Two small habits will save time at Spanish border control that have nothing to do with declarations. First, complete any required declarations on the Spanish AENA app — or the paper form at staffed booths — before you reach the front of the queue, with the value of any items you're carrying to declare pre-calculated. That shaves seconds off each traveller and noticeably off your party's total time. Second, keep receipts for any item over €100 in hand luggage, not checked baggage. If you're spot-checked on duty or value, retrieving proof from a suitcase in the baggage hall is the kind of hold-up you don't want at the start of a holiday.

The system isn't adversarial. It's a set of plainly stated envelopes — alcohol, tobacco, value, agricultural restrictions — and a declaration duty for significant cash sums. As long as your luggage respects the rules, the Spanish border process is one of the smoother arrivals in Europe for a UK traveller.

FAQ

Can I bring cheese or meat from the UK into Spain?

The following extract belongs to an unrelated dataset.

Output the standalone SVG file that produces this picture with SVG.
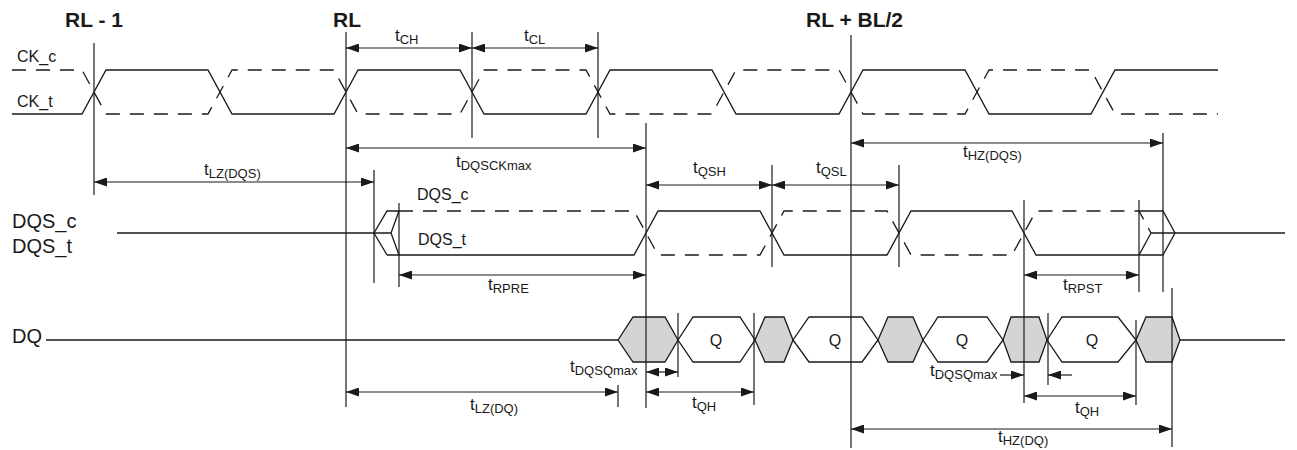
<svg xmlns="http://www.w3.org/2000/svg" width="1297" height="450" viewBox="0 0 1297 450">
<style>
.w{fill:none;stroke:#1a1a1a;stroke-width:1.3;stroke-linejoin:miter}
.d{fill:none;stroke:#1a1a1a;stroke-width:1.3;stroke-dasharray:14 10}
.v{stroke:#1a1a1a;stroke-width:1.2}
.a{stroke:#1a1a1a;stroke-width:1.2;marker-start:url(#ah);marker-end:url(#ah)}
.ae{stroke:#1a1a1a;stroke-width:1.2;marker-end:url(#ah)}
.g{fill:#d4d4d4;stroke:#1a1a1a;stroke-width:1.3}
.q{fill:#fff;stroke:#1a1a1a;stroke-width:1.3}
text{font-family:"Liberation Sans",Arial,sans-serif;fill:#1a1a1a}
.hd{font-size:21px;font-weight:bold}
.sig{font-size:16px}
.big{font-size:20px}
.t{font-size:17px}
.s{font-size:13px}
.ql{font-size:16px;text-anchor:middle}
</style>
<defs>
<marker id="ah" viewBox="0 0 13 9" refX="13" refY="4.5" markerWidth="13" markerHeight="9" markerUnits="userSpaceOnUse" orient="auto-start-reverse">
<path d="M0,0 L13,4.5 L0,9 z" fill="#1a1a1a"/>
</marker>
</defs>
<rect width="1297" height="450" fill="#fff"/>

<g id="headers">
<text class="hd" x="65" y="27">RL - 1</text>
<text class="hd" x="333" y="27">RL</text>
<text class="hd" x="806" y="27">RL + BL/2</text>
</g>

<g id="ck">
<text class="sig" x="17" y="62">CK_c</text>
<text class="sig" x="17" y="107">CK_t</text>
<path class="w" d="M12,114 L82,114 L106,70 L208,70 L232,114 L334,114 L358,70 L460,70 L484,114 L586,114 L610,70 L712,70 L736,114 L839,114 L863,70 L965,70 L989,114 L1091,114 L1115,70 L1218,70"/>
<path class="d" d="M12,70 L82,70 L106,114 L208,114 L232,70 L334,70 L358,114 L460,114 L484,70 L586,70 L610,114 L712,114 L736,70 L839,70 L863,114 L965,114 L989,70 L1091,70 L1115,114 L1218,114"/>
</g>

<g id="dqs">
<text class="big" x="12" y="228">DQS_c</text>
<text class="big" x="12" y="253">DQS_t</text>
<text class="sig" x="417" y="200">DQS_c</text>
<text class="sig" x="418" y="245">DQS_t</text>
<path class="w" d="M117,233 L391,233"/>
<path class="w" d="M399,211 L387,211 L374,233 L387,255"/>
<path class="w" d="M399,211 L391,233 L399,255"/>
<path class="w" d="M387,255 L634,255 L658,211 L760,211 L784,255 L887,255 L911,211 L1012,211 L1036,255 L1139,255 L1151,233"/>
<path class="d" d="M399,211 L634,211 L658,255 L760,255 L784,211 L887,211 L911,255 L1012,255 L1036,211 L1139,211 L1151,233"/>
<path class="w" d="M1140,211 L1163,211 L1175,233 L1163,255 L1140,255"/>
<path class="w" d="M1151,233 L1285,233"/>
</g>

<g id="dq">
<text class="big" x="12" y="343">DQ</text>
<path class="w" d="M46,340 L618,340"/>
<path class="w" d="M1180,340 L1285,340"/>
<polygon class="g" points="618,340 633,317 665,317 678,340 665,362 633,362"/>
<polygon class="q" points="678,340 693,317 740,317 755,340 740,362 693,362"/>
<polygon class="g" points="755,340 765,317 784,317 793,340 784,362 765,362"/>
<polygon class="q" points="793,340 809,317 862,317 878,340 862,362 809,362"/>
<polygon class="g" points="878,340 888,317 913,317 923,340 913,362 888,362"/>
<polygon class="q" points="923,340 938,317 987,317 1003,340 987,362 938,362"/>
<polygon class="g" points="1003,340 1011,317 1039,317 1047,340 1039,362 1011,362"/>
<polygon class="q" points="1047,340 1062,317 1118,317 1136,340 1118,362 1062,362"/>
<polygon class="g" points="1136,340 1146,317 1172,317 1180,340 1172,362 1146,362"/>
<text class="ql" x="716" y="346">Q</text>
<text class="ql" x="835" y="346">Q</text>
<text class="ql" x="962" y="346">Q</text>
<text class="ql" x="1092" y="346">Q</text>
</g>

<g id="connectors">
<line class="v" x1="94" y1="43" x2="94" y2="195"/>
<line class="v" x1="346" y1="32" x2="346" y2="407"/>
<line class="v" x1="472" y1="32" x2="472" y2="138"/>
<line class="v" x1="598" y1="32" x2="598" y2="138"/>
<line class="v" x1="646" y1="123" x2="646" y2="408"/>
<line class="v" x1="851" y1="35" x2="851" y2="448"/>
<line class="v" x1="374" y1="170" x2="374" y2="283"/>
<line class="v" x1="399" y1="203" x2="399" y2="287"/>
<line class="v" x1="772" y1="165" x2="772" y2="267"/>
<line class="v" x1="899" y1="165" x2="899" y2="267"/>
<line class="v" x1="1024" y1="200" x2="1024" y2="403"/>
<line class="v" x1="1139" y1="200" x2="1139" y2="292"/>
<line class="v" x1="1163" y1="133" x2="1163" y2="292"/>
<line class="v" x1="1172" y1="288" x2="1172" y2="447"/>
<line class="v" x1="678" y1="313" x2="678" y2="377"/>
<line class="v" x1="754" y1="313" x2="754" y2="405"/>
<line class="v" x1="1048" y1="313" x2="1048" y2="385"/>
<line class="v" x1="1136" y1="320" x2="1136" y2="405"/>
<line class="v" x1="618" y1="385" x2="618" y2="407"/>

<line class="a" x1="346" y1="48" x2="472" y2="48"/>
<line class="a" x1="472" y1="48" x2="598" y2="48"/>
<line class="a" x1="346" y1="148" x2="646" y2="148"/>
<line class="a" x1="851" y1="143" x2="1163" y2="143"/>
<line class="a" x1="94" y1="182" x2="374" y2="182"/>
<line class="a" x1="646" y1="185" x2="772" y2="185"/>
<line class="a" x1="772" y1="185" x2="899" y2="185"/>
<line class="a" x1="399" y1="275" x2="646" y2="275"/>
<line class="a" x1="1024" y1="275" x2="1139" y2="275"/>
<line class="a" x1="346" y1="392" x2="618" y2="392"/>
<line class="a" x1="646" y1="392" x2="754" y2="392"/>
<line class="a" x1="646" y1="372" x2="678" y2="372"/>
<line class="ae" x1="1000" y1="375" x2="1024" y2="375"/>
<line class="ae" x1="1072" y1="375" x2="1048" y2="375"/>
<line class="a" x1="1024" y1="396" x2="1136" y2="396"/>
<line class="a" x1="851" y1="429" x2="1172" y2="429"/>
</g>

<g id="timing-labels">
<text class="t" x="395" y="41">t<tspan class="s" dy="3">CH</tspan></text>
<text class="t" x="524" y="41">t<tspan class="s" dy="3">CL</tspan></text>
<text class="t" x="456" y="167">t<tspan class="s" dy="3">DQSCKmax</tspan></text>
<text class="t" x="204" y="175">t<tspan class="s" dy="3">LZ(DQS)</tspan></text>
<text class="t" x="963" y="157">t<tspan class="s" dy="3">HZ(DQS)</tspan></text>
<text class="t" x="693" y="173">t<tspan class="s" dy="3">QSH</tspan></text>
<text class="t" x="816" y="173">t<tspan class="s" dy="3">QSL</tspan></text>
<text class="t" x="488" y="290">t<tspan class="s" dy="3">RPRE</tspan></text>
<text class="t" x="1063" y="290">t<tspan class="s" dy="3">RPST</tspan></text>
<text class="t" x="470" y="410">t<tspan class="s" dy="3">LZ(DQ)</tspan></text>
<text class="t" x="570" y="372">t<tspan class="s" dy="3">DQSQmax</tspan></text>
<text class="t" x="692" y="408">t<tspan class="s" dy="3">QH</tspan></text>
<text class="t" x="930" y="376">t<tspan class="s" dy="3">DQSQmax</tspan></text>
<text class="t" x="1075" y="413">t<tspan class="s" dy="3">QH</tspan></text>
<text class="t" x="998" y="442">t<tspan class="s" dy="3">HZ(DQ)</tspan></text>
</g>
</svg>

No, there is a strict prohibition on all meat and dairy products, including cured meats, cheese, and items containing milk ingredients, with no small-quantity exceptions.

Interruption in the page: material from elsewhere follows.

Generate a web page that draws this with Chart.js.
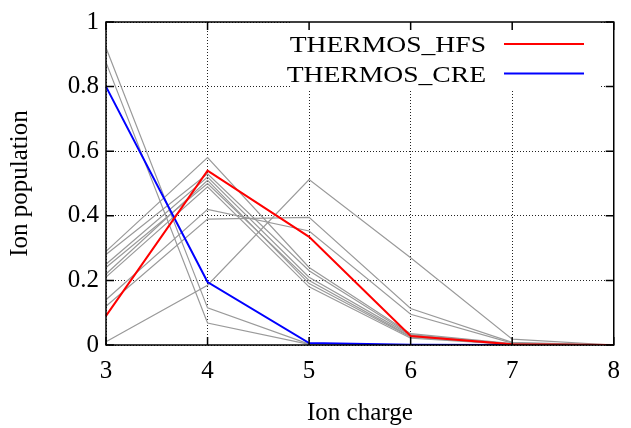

What is the duty-free limit for spirits and wine when travelling from the UK to Spain?
You are allowed 1 litre of spirits (over 22% ABV), 4 litres of still wine, and 2 litres of sparkling or fortified wine.
Do my personal clothes and laptop count towards the €430 allowance?
No, personal-use items like your phone, laptop, camera, and clothing in your suitcase are exempt from the €430 value cap.
What happens if I have more than €10,000 in cash?
You must declare the amount to customs using the Spanish AENA app or a paper form at the customs desk to avoid potential seizure of the funds.
Are the customs allowances per household or per person?
The allowances are calculated per adult traveller, meaning each individual in a family group has their own separate limit.